Railway station in East Jutland, Denmark

Kolind station is a railway station serving the railway town of Kolind on the Djursland peninsula in Jutland, Denmark.

The station is located on the Grenaa railway line between Aarhus and Grenaa. It was opened in 1876 with the opening of the Randers-Ryomgaard-Grenaa Line.

Since 2019, the station has been served by the Aarhus light rail system, a tram-train network combining tram lines in the city of Aarhus with operation on railway lines in the surrounding countryside.

== History ==
The station opened on 26 August 1876 as the railway company Østjyske Jernbane (ØJJ) opened the railway line Randers-Ryomgaard-Grenaa from Randers to Grenaa. In 1877, ØJJ opened a branch line from Ryomgård to Aarhus, and just a few years later the trains starting running directly between Grenaa and Aarhus, with the Ryomgård-Randers section being reduced to a branch line used mostly for rail freight transport until it was closed altogether on 2 May 1971.

From 2016 to 2019, the station was temporarily closed along with the Grenaa railway line while it was being reconstructed and electrified to form part of the Aarhus light rail system, a tram-train network combining tram lines in the city of Aarhus with operation on railway lines in the surrounding countryside.

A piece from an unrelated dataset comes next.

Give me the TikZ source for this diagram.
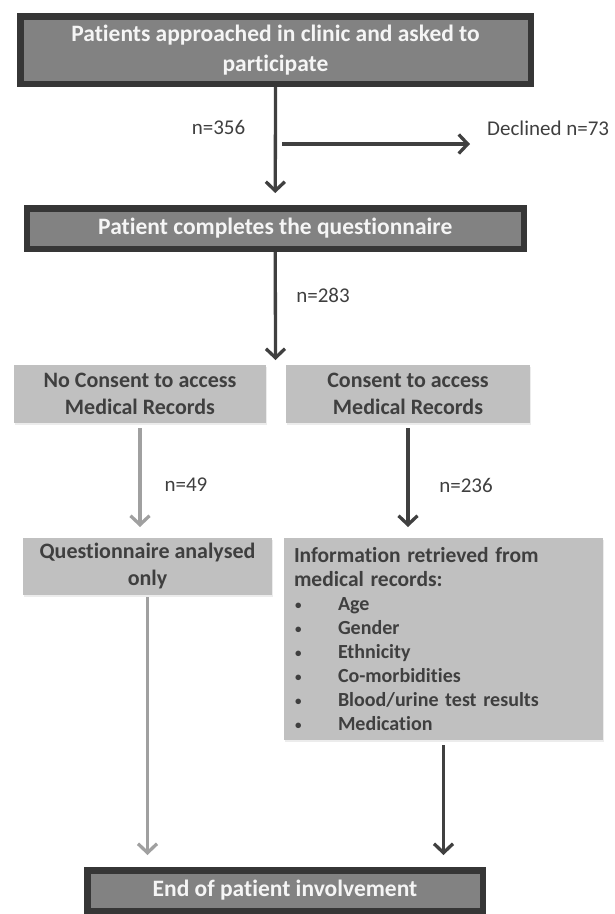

Since 2019, the station has been served by Line L1 of the Aarhus light rail network, operated by the multinational transportation company Keolis.

== Architecture ==
The station building from 1876 was designed by the Danish architect Niels Peder Christian Holsøe (1826-1895), known for the numerous railway stations he designed across Denmark in his capacity of head architect of the Danish State Railways.